Porque acreditam que há roupa que chegue para todos, estes designers decidiram criar um novo conceito: as pessoas doam as suas roupas e estas ficam disponíveis numa loja, para quem as quiser levar. Um passo em frente em relação ao conceito de moda em segunda mão que, até aqui, supunha a atribuição de um preço a cada peça. Neste caso, não há preço, apenas o desejo porque, quando compramos, temos, inevitavelmente, uma experiência de prazer. É físico, libertam-se hormonas e o nosso corpo é inundado por uma sensação de bem-estar.

E se pudéssemos sentir o mesmo mas sem gastar, sem contribuir para o excesso de produção e consumo, a poluição e o descarte excessivo que faz acumular toneladas de desperdício têxtil? Há já várias lojas assim nos Países Baixos, e lojas pop up em locais de grande circulação, para contrariar esta tendência de produção e consumo de roupa e produtos têxteis. Chegaram, entretanto, a Inglaterra.

Os números não mentem e existe roupa, em todo o mundo, que serve para vestir as próximas gerações. Da mesma forma, todos temos roupa que já não usamos e, até, peças por estrear. Porque não trocar com amigos, partilhar com a comunidade, transformar o valor de uma peça que, para nós, perdeu o valor — independentemente do seu preço — e que pode ser altamente valorizada por outra pessoa?

É também esse o objectivo deste projecto que, através da reutilização, dá uma nova vida à roupa que temos no nosso armário e mantém o seu valor ao longo do tempo, numa lógica contrária à da fast fashion. A constante renovação desvaloriza o que já temos e faz-nos desejar o que ainda não temos, tornando cada nova peça quase inacessível, difícil de obter, garantindo, assim, através da relação entre o desejo, a necessidade de fazer parte e a escassez, o segredo do sucesso. O paradoxo da escolha em relação à indisponibilidade (temos muito por onde escolher mas poucos exemplares de cada opção).

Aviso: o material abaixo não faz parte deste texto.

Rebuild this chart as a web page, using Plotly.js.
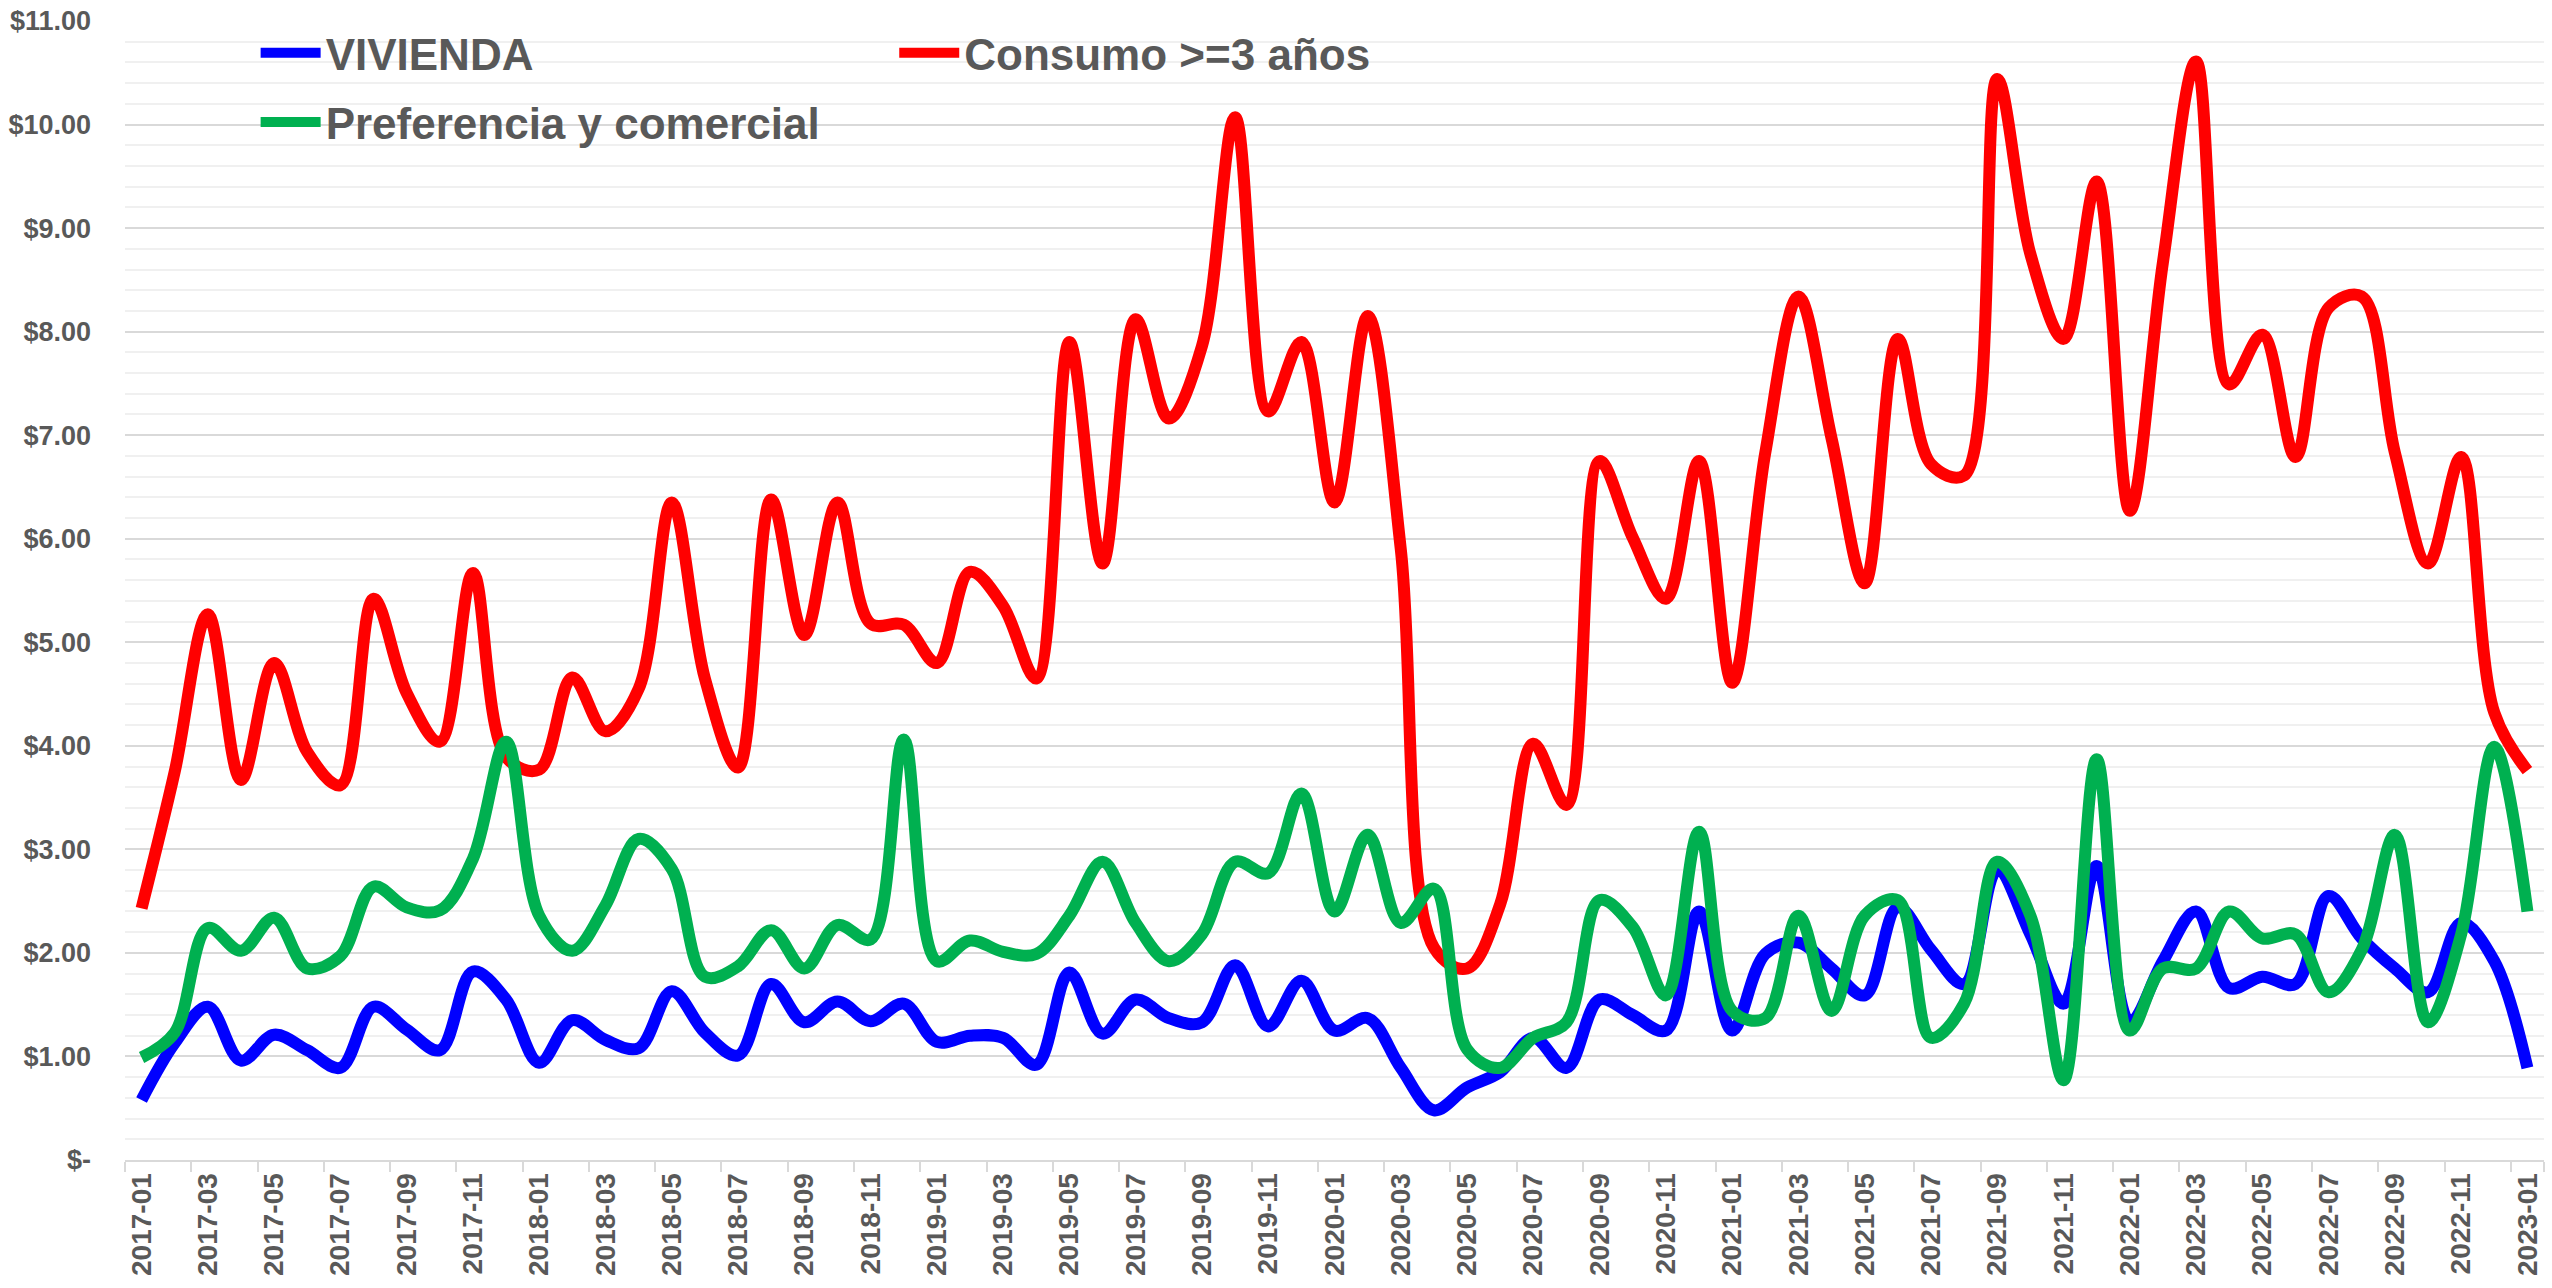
<!DOCTYPE html>
<html>
<head>
<meta charset="utf-8">
<script src="https://cdn.plot.ly/plotly-3.0.1.min.js"></script>
<style>
  html, body { margin: 0; padding: 0; background: #ffffff; }
  #chart { width: 2552px; height: 1288px; }
</style>
</head>
<body>
<div id="chart"></div>
<script>
const months = [
  "2017-01","2017-02","2017-03","2017-04","2017-05","2017-06","2017-07","2017-08","2017-09","2017-10","2017-11","2017-12",
  "2018-01","2018-02","2018-03","2018-04","2018-05","2018-06","2018-07","2018-08","2018-09","2018-10","2018-11","2018-12",
  "2019-01","2019-02","2019-03","2019-04","2019-05","2019-06","2019-07","2019-08","2019-09","2019-10","2019-11","2019-12",
  "2020-01","2020-02","2020-03","2020-04","2020-05","2020-06","2020-07","2020-08","2020-09","2020-10","2020-11","2020-12",
  "2021-01","2021-02","2021-03","2021-04","2021-05","2021-06","2021-07","2021-08","2021-09","2021-10","2021-11","2021-12",
  "2022-01","2022-02","2022-03","2022-04","2022-05","2022-06","2022-07","2022-08","2022-09","2022-10","2022-11","2022-12",
  "2023-01"
];

const vivienda = [
  0.58,1.13,1.48,0.96,1.21,1.06,0.89,1.48,1.26,1.06,1.82,1.55,
  0.94,1.35,1.16,1.08,1.63,1.23,1.01,1.70,1.33,1.53,1.34,1.51,
  1.14,1.20,1.18,0.92,1.81,1.22,1.55,1.37,1.33,1.88,1.29,1.73,
  1.25,1.37,0.89,0.48,0.70,0.85,1.18,0.89,1.55,1.40,1.25,2.40,
  1.25,1.99,2.10,1.85,1.59,2.44,2.03,1.70,2.80,2.18,1.51,2.84,
  1.33,1.92,2.40,1.66,1.77,1.70,2.55,2.14,1.85,1.62,2.29,1.92,
  0.89
];

const consumo = [
  2.43,3.75,5.27,3.67,4.80,3.94,3.62,5.42,4.51,4.04,5.67,3.89,
  3.77,4.66,4.14,4.55,6.35,4.65,3.79,6.38,5.07,6.35,5.18,5.17,
  4.80,5.68,5.35,4.65,7.90,5.76,8.12,7.16,7.86,10.07,7.23,7.90,
  6.35,8.15,5.90,2.05,1.85,2.47,4.02,3.43,6.75,6.01,5.42,6.75,
  4.61,6.83,8.34,6.97,5.57,7.93,6.72,6.61,10.44,8.75,7.93,9.45,
  6.27,8.67,10.61,7.49,7.97,6.79,8.23,8.34,6.83,5.76,6.79,4.32,
  3.76
];

const preferencia = [
  0.99,1.23,2.24,2.02,2.34,1.85,1.97,2.64,2.44,2.41,2.91,4.04,
  2.36,2.02,2.46,3.10,2.81,1.77,1.87,2.22,1.85,2.27,2.13,4.06,
  1.92,2.12,2.01,1.99,2.36,2.88,2.29,1.92,2.18,2.88,2.77,3.54,
  2.40,3.14,2.29,2.62,1.07,0.89,1.18,1.33,2.51,2.25,1.59,3.17,
  1.44,1.37,2.36,1.44,2.36,2.51,1.18,1.51,2.88,2.36,0.77,3.87,
  1.25,1.85,1.85,2.40,2.14,2.18,1.62,2.03,3.14,1.33,2.18,3.99,
  2.40
];

const seriesNames = ["VIVIENDA", "Consumo >=3 años", "Preferencia y comercial"];
const yTickValues = [0,1,2,3,4,5,6,7,8,9,10,11];

const yTickText = yTickValues.map(v => v === 0 ? "$-" : "$" + v.toFixed(2));
const xTickValues = months.filter((m, i) => i % 2 === 0);

const grey = "#595959";
const fam = "'Liberation Sans', Arial, sans-serif";

const lineBase = { shape: "spline", smoothing: 1, width: 12 };

const traces = [
  { x: months, y: vivienda, name: seriesNames[0], type: "scatter", mode: "lines",
    line: Object.assign({}, lineBase, { color: "#0000FF" }), legend: "legend", legendgroup: "a" },
  { x: months, y: consumo, name: seriesNames[1], type: "scatter", mode: "lines",
    line: Object.assign({}, lineBase, { color: "#FF0000" }), legend: "legend2", legendgroup: "b" },
  { x: months, y: preferencia, name: seriesNames[2], type: "scatter", mode: "lines",
    line: Object.assign({}, lineBase, { color: "#00B050" }), legend: "legend", legendgroup: "c" }
];

const layout = {
  width: 2552, height: 1288,
  paper_bgcolor: "#ffffff", plot_bgcolor: "#ffffff",
  margin: { l: 125, r: 8, t: 21, b: 128, pad: 0 },
  showlegend: true,
  xaxis: {
    type: "category",
    range: [-0.5, 72.5],
    tickmode: "array",
    tickvals: xTickValues,
    ticktext: xTickValues,
    tickson: "boundaries",
    ticks: "outside", ticklen: 10, tickwidth: 2, tickcolor: "#d9d9d9",
    showgrid: false,
    showline: true, linecolor: "#d9d9d9", linewidth: 2,
    tickangle: -90,
    tickfont: { family: fam, size: 28, color: grey, weight: "bold" },
    fixedrange: true
  },
  yaxis: {
    range: [0, 11],
    tickmode: "array",
    tickvals: yTickValues,
    ticktext: yTickText,
    showgrid: true, gridcolor: "#d9d9d9", gridwidth: 2,
    minor: { dtick: 0.2, showgrid: true, gridcolor: "#f0f0f0", gridwidth: 2 },
    zeroline: false, showline: false, ticks: "",
    ticklabelstandoff: 33,
    tickfont: { family: fam, size: 27, color: grey, weight: "bold" },
    fixedrange: true
  },
  legend: {
    x: 0.054, y: 1.003, xanchor: "left", yanchor: "top",
    bgcolor: "rgba(0,0,0,0)", borderwidth: 0,
    itemwidth: 60,
    traceorder: "grouped",
    tracegroupgap: 9,
    font: { family: fam, size: 44, color: grey, weight: "bold" }
  },
  legend2: {
    x: 0.318, y: 1.003, xanchor: "left", yanchor: "top",
    bgcolor: "rgba(0,0,0,0)", borderwidth: 0,
    itemwidth: 60,
    font: { family: fam, size: 44, color: grey, weight: "bold" }
  }
};

Plotly.newPlot("chart", traces, layout, { displayModeBar: false, staticPlot: true });
</script>
</body>
</html>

A estratégia da escassez é um clássico do marketing que gigantes como a Inditex aplicam com mestria. Lançam novos produtos, promovem-nos, mas estão indisponíveis nas lojas, fazendo com que, no instante em que os encontramos, os compremos porque sabemos que depois não estarão disponíveis. Esta estratégia garante grande rotatividade, consequentemente, uma produção constante que coloca, mensalmente, novas peças de roupa em cada loja, quase como se tivéssemos várias colecções em cada estação. Cada peça é produzida em quantidades limitadas, o que é contrário à capacidade de produção em massa destas marcas mas que garante que rapidamente se esgotem.

Ora, o que esgota provoca maior desejo, fazendo com que a compra seja de impulso porque sabemos que, não comprando, quando voltarmos à loja, já não há. Multipliquemos isto por várias marcas e milhões de pessoas. Facilmente percebemos que a raiz do problema está na manipulação que estas marcas fazem para garantir o seu sucesso comercial e contínua produção, ao mesmo tempo que aumentam o número de peças de roupa que acabam em aterros ou na foz de rios, algures em países em vias de desenvolvimento.

A moda é estilo e o estilo depende sempre de quem somos e como somos, da construção da nossa identidade que também se faz através da roupa. Para isso, precisamos saber quem somos, conseguir definir as nossas características, o que nos define através da roupa e que peças contribuem para essa mesma definição. É um processo ao longo da vida para o qual as marcas de fast fashion não contribuem, por nos inundarem com escolhas e opções, garantindo que só nos definimos através da última colecção.

Na verdade, existe roupa a mais e a opção pela troca ou segunda mão é uma nova forma de encarar o nosso guarda-roupa e definir um estilo que se quer único, mas não igual ao de todas as pessoas que foram a tempo de comprar o casaco da moda. É, sobretudo, um estilo que demora muito tempo a chegar ao aterro porque perdura, sem perder o seu valor. Mais estilo, comprando menos, comprando melhor.